▶ _Problem requirements_
Check the listing below line by line and report how many lines hold "matplotlib", with no other words.

BEGIN Data provided

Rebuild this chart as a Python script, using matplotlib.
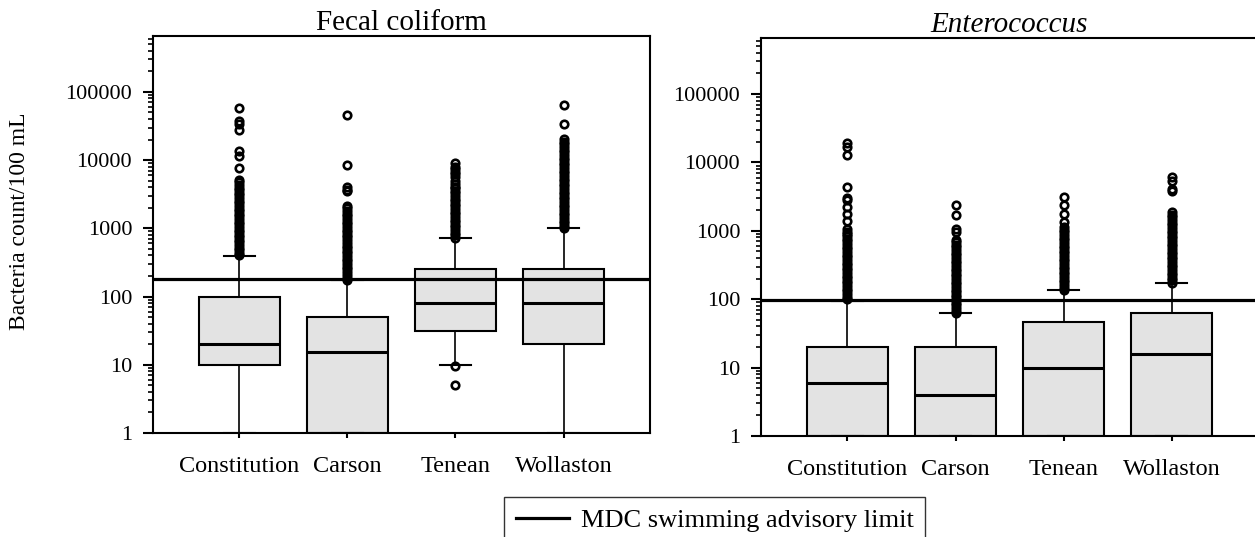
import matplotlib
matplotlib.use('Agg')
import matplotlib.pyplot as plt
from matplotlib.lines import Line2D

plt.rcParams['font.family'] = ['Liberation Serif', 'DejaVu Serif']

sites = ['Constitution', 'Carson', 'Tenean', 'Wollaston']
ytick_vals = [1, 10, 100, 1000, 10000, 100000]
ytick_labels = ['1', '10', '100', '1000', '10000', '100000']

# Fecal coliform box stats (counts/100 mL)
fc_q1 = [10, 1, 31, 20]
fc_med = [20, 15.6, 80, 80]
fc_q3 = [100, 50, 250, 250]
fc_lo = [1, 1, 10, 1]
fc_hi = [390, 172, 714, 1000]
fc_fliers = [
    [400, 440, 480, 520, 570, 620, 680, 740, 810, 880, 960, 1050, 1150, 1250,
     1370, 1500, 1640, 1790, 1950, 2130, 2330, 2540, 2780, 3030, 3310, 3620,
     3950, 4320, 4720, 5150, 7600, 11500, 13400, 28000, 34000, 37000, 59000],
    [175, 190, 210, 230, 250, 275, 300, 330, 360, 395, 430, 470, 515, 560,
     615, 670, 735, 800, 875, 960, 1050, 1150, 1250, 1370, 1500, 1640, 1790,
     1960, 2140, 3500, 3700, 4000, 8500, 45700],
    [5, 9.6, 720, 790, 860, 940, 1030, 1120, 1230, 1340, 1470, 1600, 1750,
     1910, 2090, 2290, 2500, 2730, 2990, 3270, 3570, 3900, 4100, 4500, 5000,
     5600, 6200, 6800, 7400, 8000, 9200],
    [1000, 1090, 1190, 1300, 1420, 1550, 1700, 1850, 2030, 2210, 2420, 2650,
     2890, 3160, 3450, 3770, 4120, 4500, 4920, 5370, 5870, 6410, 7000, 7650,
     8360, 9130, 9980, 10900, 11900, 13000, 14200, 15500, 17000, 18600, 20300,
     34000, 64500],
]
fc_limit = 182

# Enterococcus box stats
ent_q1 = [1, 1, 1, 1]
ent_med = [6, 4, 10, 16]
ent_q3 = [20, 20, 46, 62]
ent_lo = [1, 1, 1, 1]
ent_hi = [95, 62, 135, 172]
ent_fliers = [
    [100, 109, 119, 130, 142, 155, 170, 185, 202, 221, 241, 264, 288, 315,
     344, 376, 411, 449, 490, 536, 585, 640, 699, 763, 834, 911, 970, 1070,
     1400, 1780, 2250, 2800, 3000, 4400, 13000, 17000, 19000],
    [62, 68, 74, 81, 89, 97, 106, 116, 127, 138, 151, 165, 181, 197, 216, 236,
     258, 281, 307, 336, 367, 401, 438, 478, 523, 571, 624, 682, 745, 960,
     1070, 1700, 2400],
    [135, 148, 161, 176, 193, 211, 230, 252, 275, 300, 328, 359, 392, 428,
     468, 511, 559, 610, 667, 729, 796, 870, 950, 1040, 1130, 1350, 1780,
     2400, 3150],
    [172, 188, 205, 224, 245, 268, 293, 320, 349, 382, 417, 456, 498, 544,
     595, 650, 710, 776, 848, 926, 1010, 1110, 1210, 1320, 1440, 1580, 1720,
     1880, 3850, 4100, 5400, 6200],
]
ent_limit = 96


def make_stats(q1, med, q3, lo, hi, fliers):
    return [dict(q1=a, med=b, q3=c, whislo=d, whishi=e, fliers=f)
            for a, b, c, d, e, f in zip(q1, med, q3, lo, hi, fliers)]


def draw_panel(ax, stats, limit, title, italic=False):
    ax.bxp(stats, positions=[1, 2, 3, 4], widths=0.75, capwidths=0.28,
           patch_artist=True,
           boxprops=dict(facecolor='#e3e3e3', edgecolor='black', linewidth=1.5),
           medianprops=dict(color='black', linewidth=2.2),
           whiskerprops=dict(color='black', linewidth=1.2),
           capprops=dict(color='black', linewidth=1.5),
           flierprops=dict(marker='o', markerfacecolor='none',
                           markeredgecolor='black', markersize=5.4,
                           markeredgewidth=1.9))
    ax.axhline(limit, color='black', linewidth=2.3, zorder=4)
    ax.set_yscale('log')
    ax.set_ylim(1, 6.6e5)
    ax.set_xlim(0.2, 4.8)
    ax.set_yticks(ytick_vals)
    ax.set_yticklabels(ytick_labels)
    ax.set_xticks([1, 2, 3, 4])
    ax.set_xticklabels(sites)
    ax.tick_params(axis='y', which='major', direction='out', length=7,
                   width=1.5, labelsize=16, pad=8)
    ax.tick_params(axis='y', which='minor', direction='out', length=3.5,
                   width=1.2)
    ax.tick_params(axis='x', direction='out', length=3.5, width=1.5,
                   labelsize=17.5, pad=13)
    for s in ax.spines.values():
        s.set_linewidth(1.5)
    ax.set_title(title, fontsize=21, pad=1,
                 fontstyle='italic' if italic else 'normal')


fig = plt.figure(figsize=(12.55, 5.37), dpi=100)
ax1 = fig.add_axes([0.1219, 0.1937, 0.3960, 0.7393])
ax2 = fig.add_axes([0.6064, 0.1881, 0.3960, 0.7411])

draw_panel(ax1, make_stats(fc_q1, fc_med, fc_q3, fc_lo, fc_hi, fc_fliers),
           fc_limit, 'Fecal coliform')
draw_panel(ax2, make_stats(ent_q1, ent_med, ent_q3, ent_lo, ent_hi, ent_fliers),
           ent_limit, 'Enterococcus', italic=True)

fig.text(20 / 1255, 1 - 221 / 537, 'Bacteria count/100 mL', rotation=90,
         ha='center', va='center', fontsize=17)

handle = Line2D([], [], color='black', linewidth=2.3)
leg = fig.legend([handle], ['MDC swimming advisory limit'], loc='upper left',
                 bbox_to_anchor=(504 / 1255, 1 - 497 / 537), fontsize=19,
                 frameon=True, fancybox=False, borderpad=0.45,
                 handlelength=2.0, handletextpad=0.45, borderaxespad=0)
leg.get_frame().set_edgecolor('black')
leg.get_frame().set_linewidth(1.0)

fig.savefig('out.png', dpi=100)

END Data provided

▶ _Problem solution_
5